Le pas de côté que nous avons fait en rédigeant ce rapport nous a montré que les Gafami (Google, Apple, Facebook, Amazon, Microsoft et IBM), par exemple, ne sont pas simplement un nouveau genre d'auxiliaire de la souveraineté nationale américaine. Ces sociétés revendiquent une souveraineté propre, distincte de celle des États. L'enjeu est de comprendre les interactions nouvelles qui sont nouées et de voir comment on peut les concilier avec les valeurs de notre République.

Le chapitre 3.2 parle de l'immixtion, ou de l'ingérence, de sociétés commerciales du numérique dans notre vie démocratique. C'est le domaine assez préoccupant de l'influence sociale et de l'initiative citoyenne. Autre enjeu : la souveraineté scientifique. Nous l'abordons dans le chapitre 4.3. La liberté de formuler des questions, y compris des questions éthiques, naît d'un principe de science ouverte qui est aujourd'hui contesté par la privatisation croissante des données scientifiques. Nous avons parlé de souveraineté individuelle, là où les puristes parleraient plutôt d'autonomie du sujet ou de libre arbitre. L'expression « être souverain à soi-même » a déjà été employée il y a près de deux siècles par l'immense esprit français que fut votre collègue, représentant de la Nation, Félicité Robert de Lamennais. Il traduisait l'expression utilisée par Dante dans La Divine Comédie.
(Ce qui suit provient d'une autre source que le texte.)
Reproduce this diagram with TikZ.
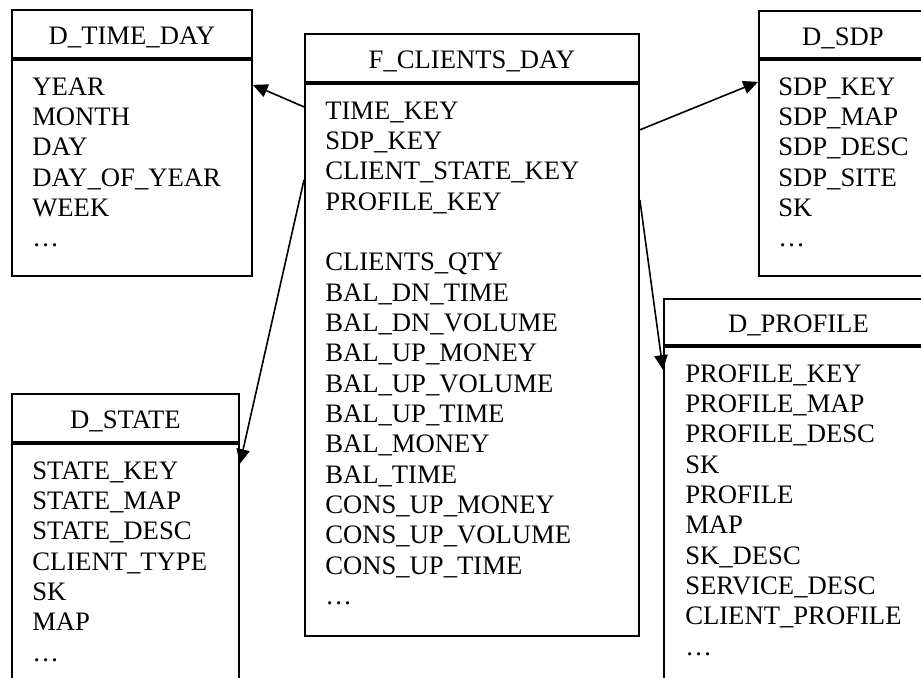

Cet attachement très individualisé à la liberté de penser est peut-être le trait essentiel de notre identité européenne - une singularité dont le numérique nous rappelle aujourd'hui toute l'importance.

La conclusion du chapitre 3.3, comme plusieurs recommandations du rapport de la Cerna, évoque cette souveraineté numérique nationale que l'on peut reconquérir par le bas, au niveau de chaque individu, qu'il faudrait davantage éduquer et sensibiliser.